### Exercise directions:
Copy out the lines that include the word "this".

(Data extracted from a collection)
◇ ◇ ◇ ◇
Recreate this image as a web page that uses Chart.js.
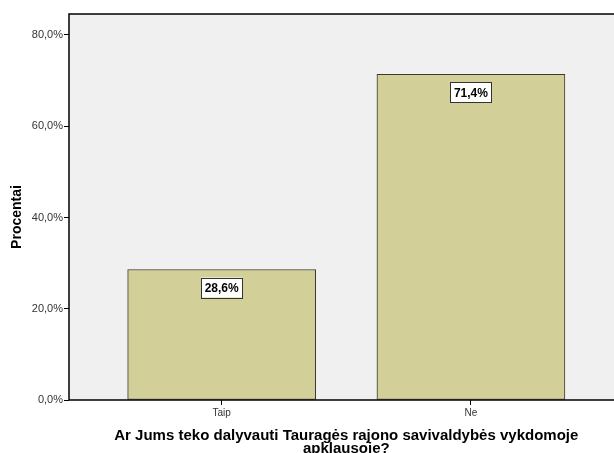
<!DOCTYPE html>
<html>
<head>
<meta charset="utf-8">
<script src="https://cdn.jsdelivr.net/npm/chart.js@4/dist/chart.umd.min.js"></script>
<style>
html,body{margin:0;padding:0;background:#fff;overflow:hidden;}
#wrap{width:614px;height:453px;position:relative;}
</style>
</head>
<body>
<div id="wrap"><canvas id="c" width="614" height="453"></canvas></div>
<script>
const categories = ['Taip', 'Ne'];
const percentValues = [28.6, 71.4];
const valueLabels = ['28,6%', '71,4%'];
const yTickValues = [0, 20, 40, 60, 80];
const yAxisTitle = 'Procentai';
const xAxisTitleLines = ['Ar Jums teko dalyvauti Tauragės rajono savivaldybės vykdomoje', 'apklausoje?'];

const FONT = '"Liberation Sans", Arial, sans-serif';

const frameBg = {
  id: 'frameBg',
  beforeDraw(chart) {
    const {ctx, chartArea: a} = chart;
    ctx.save();
    ctx.fillStyle = '#f0f0f0';
    ctx.fillRect(a.left, a.top, a.right - a.left, a.bottom - a.top);
    ctx.restore();
  },
  afterDraw(chart) {
    const {ctx, chartArea: a} = chart;
    ctx.save();
    ctx.strokeStyle = '#000';
    ctx.lineWidth = 1.5;
    ctx.beginPath();
    ctx.moveTo(a.left, a.bottom);
    ctx.lineTo(a.left, a.top);
    ctx.lineTo(a.right + 2, a.top);
    ctx.moveTo(a.left, a.bottom);
    ctx.lineTo(a.right + 2, a.bottom);
    ctx.stroke();
    // data labels
    const meta = chart.getDatasetMeta(0);
    ctx.font = 'bold 12px ' + FONT;
    ctx.textAlign = 'center';
    ctx.textBaseline = 'middle';
    meta.data.forEach((bar, i) => {
      const cx = bar.x, cy = bar.y + 18;
      const w = 41, h = 20;
      ctx.fillStyle = '#fff';
      ctx.fillRect(cx - w / 2, cy - h / 2, w, h);
      ctx.strokeStyle = '#333';
      ctx.lineWidth = 1;
      ctx.strokeRect(Math.round(cx - w / 2) + 0.5, Math.round(cy - h / 2) + 0.5, w, h);
      ctx.fillStyle = '#000';
      ctx.fillText(valueLabels[i], cx, cy + 1);
    });
    // axis titles
    ctx.fillStyle = '#000';
    ctx.textBaseline = 'alphabetic';
    ctx.font = 'bold 14px ' + FONT;
    ctx.save();
    ctx.translate(21, (a.top + a.bottom) / 2 + 10);
    ctx.rotate(-Math.PI / 2);
    ctx.fillText(yAxisTitle, 0, 0);
    ctx.restore();
    const xs = chart.scales.x;
    const midX = (xs.getPixelForValue(0) + xs.getPixelForValue(1)) / 2;
    ctx.font = 'bold 15px ' + FONT;
    xAxisTitleLines.forEach((line, i) => {
      ctx.fillText(line, midX, 440 + i * 13);
    });
    ctx.restore();
  }
};

new Chart(document.getElementById('c'), {
  type: 'bar',
  data: {
    datasets: [{
      data: categories.map((c, i) => ({x: i, y: percentValues[i]})),
      backgroundColor: '#d3cf99',
      borderColor: '#3a3a30',
      borderWidth: 1,
      borderSkipped: false,
      barThickness: 188,
      grouped: false
    }]
  },
  plugins: [frameBg],
  options: {
    responsive: false,
    animation: false,
    layout: {padding: {top: 14, right: 0, left: 0, bottom: 0}},
    plugins: {legend: {display: false}, tooltip: {enabled: false}},
    scales: {
      x: {
        type: 'linear',
        offset: false,
        min: -0.6125,
        max: 1.574,
        afterBuildTicks(s) { s.ticks = categories.map((c, i) => ({value: i})); },
        afterFit(s) { s.height = 53; },
        ticks: {
          callback: (v) => categories[v] ?? '',
          font: {family: FONT, size: 10},
          color: '#333',
          padding: 2,
          maxRotation: 0,
          autoSkip: false
        },
        grid: {offset: false, drawOnChartArea: false, tickLength: 5, color: '#000', lineWidth: 1},
        border: {display: false}
      },
      y: {
        min: 0,
        max: 84.6,
        afterBuildTicks(s) { s.ticks = yTickValues.map(v => ({value: v})); },
        afterFit(s) { s.width = 69; },
        ticks: {
          callback: (v) => v.toFixed(1).replace('.', ',') + '%',
          font: {family: FONT, size: 11},
          color: '#333',
          padding: 1
        },
        grid: {drawOnChartArea: false, tickLength: 5, color: '#000', lineWidth: 1},
        border: {display: false}
      }
    }
  }
});
</script>
</body>
</html>
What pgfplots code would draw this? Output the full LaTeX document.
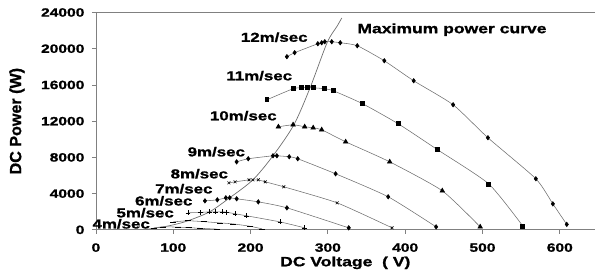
\documentclass[border=0pt]{standalone}
\usepackage{fontspec}
\setmainfont{Liberation Sans}[FakeStretch=1.3, BoldFeatures={FakeBold=1.2}]
\usepackage{pgfplots}
\pgfplotsset{compat=1.18}
\definecolor{ln}{RGB}{110,110,110}
\definecolor{ax}{RGB}{128,128,128}
\begin{document}
\begin{tikzpicture}[x=1pt,y=1pt]
\begin{axis}[
  at={(0,0)}, anchor=south west,
  scale only axis, width=499pt, height=217.5pt,
  xmin=0, xmax=645, ymin=0, ymax=24000,
  axis lines*=left,
  axis line style={ax, line width=0.8pt},
  tick style={ax, line width=0.8pt},
  tick align=outside, major tick length=4pt,
  xtick={0,100,...,600}, ytick={0,4000,...,24000},
  scaled y ticks=false,
  /pgf/number format/assume math mode=true,
  /pgf/number format/1000 sep={},
  tick label style={font=\fontsize{12}{14}\selectfont\bfseries},
  xticklabel style={yshift=-6pt},
  yticklabel style={xshift=-4pt},
  xlabel={DC Voltage\ \ ( V)},
  ylabel={\scalebox{1}[1.3]{\fontsize{12.4}{14}\selectfont\bfseries DC Power (W)}},
  every axis x label/.style={at={(axis description cs:0.5,0)}, yshift=-33pt, anchor=center, font=\fontsize{13.5}{15}\selectfont\bfseries},
  every axis y label/.style={at={(axis description cs:0,0.5)}, xshift=-79pt, rotate=90, anchor=center},
  clip=false,
  curve/.style={ln, line width=0.55pt, smooth, tension=0.35, mark options={solid, fill=black, draw=black, line width=0.6pt}},
]
% 12 m/s
\addplot[curve, mark=diamond*, mark size=2.2pt] coordinates {(247,19120)(257,19560)(287,20550)(292,20660)(296,20770)(305,20770)(316,20660)(338,20330)(373,18670)(411,16460)(462,13810)(507,10170)(569,5640)(591,2870)(609,600)};
% 11 m/s
\addplot[curve, mark=square*, mark size=2pt] coordinates {(221,14360)(255,15580)(266,15690)(273,15690)(281,15690)(295,15580)(307,15360)(345,13920)(391,11710)(442,8840)(508,5080)(552,440)};
% 10 m/s
\addplot[curve, mark=triangle*, mark size=2.6pt] coordinates {(236,11380)(255,11600)(270,11380)(281,11270)(292,11050)(323,9720)(380,7510)(448,4310)(497,330)};
% 9 m/s
\addplot[curve, mark=diamond*, mark size=2.2pt] coordinates {(182,7510)(197,7850)(229,8180)(234,8180)(250,8070)(261,7850)(310,6190)(378,3650)(440,330)};
% 8 m/s
\addplot[curve, mark=x, mark size=2pt] coordinates {(172,5190)(180,5300)(198,5520)(203,5520)(210,5520)(219,5300)(243,4750)(312,2980)(383,220)};
% 7 m/s
\addplot[curve, mark=diamond*, mark size=2.2pt] coordinates {(141,3200)(157,3310)(168,3540)(173,3540)(182,3430)(210,3090)(247,2430)(327,220)};
% 6 m/s
\addplot[curve, mark=+, mark size=2.4pt] coordinates {(119,1880)(135,1920)(147,1990)(155,1990)(163,1990)(169,1950)(180,1770)(195,1550)(238,880)(270,220)};
% 5 m/s
\addplot[curve, mark=-, mark size=3pt] coordinates {(100,880)(119,1000)(140,900)(160,770)(177,660)(199,400)(215,110)};
% 4 m/s
\addplot[curve, mark=-, mark size=3pt] coordinates {(75,220)(87,330)(106,300)(120,240)(135,170)(157,80)};
% max power curve
\addplot[ln, line width=0.7pt, smooth, tension=0.5, no marks] coordinates {(65,50)(87,330)(100,550)(119,1000)(147,1990)(173,3540)(203,5520)(229,8180)(256,11600)(277,15690)(299,20660)(312,22500)(318,23400)};
% labels
\begin{scope}[every node/.style={inner sep=0pt, font=\fontsize{13}{15}\selectfont\bfseries}]
\node[anchor=east] at (axis cs:274,21270) {12m/sec};
\node[anchor=east] at (axis cs:254,17020) {11m/sec};
\node[anchor=east] at (axis cs:234,12600) {10m/sec};
\node[anchor=east] at (axis cs:193,8620) {9m/sec};
\node[anchor=east] at (axis cs:171,6190) {8m/sec};
\node[anchor=east] at (axis cs:151,4530) {7m/sec};
\node[anchor=east] at (axis cs:125,3200) {6m/sec};
\node[anchor=east] at (axis cs:101,1880) {5m/sec};
\node[anchor=east] at (axis cs:70,660) {4m/sec};
\node[anchor=west, font=\fontsize{13.5}{15}\selectfont\bfseries] at (axis cs:338,22100) {Maximum power curve};
\end{scope}
\draw[ax, line width=0.8pt] (rel axis cs:0,1) -- (rel axis cs:1,1);
\end{axis}
\path[use as bounding box] (-96,-45) rectangle (499,230);
\end{tikzpicture}
\end{document}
◇ ◇ ◇ ◇
### Output:
Recreate this image as a web page that uses Chart.js.
What pgfplots code would draw this? Output the full LaTeX document.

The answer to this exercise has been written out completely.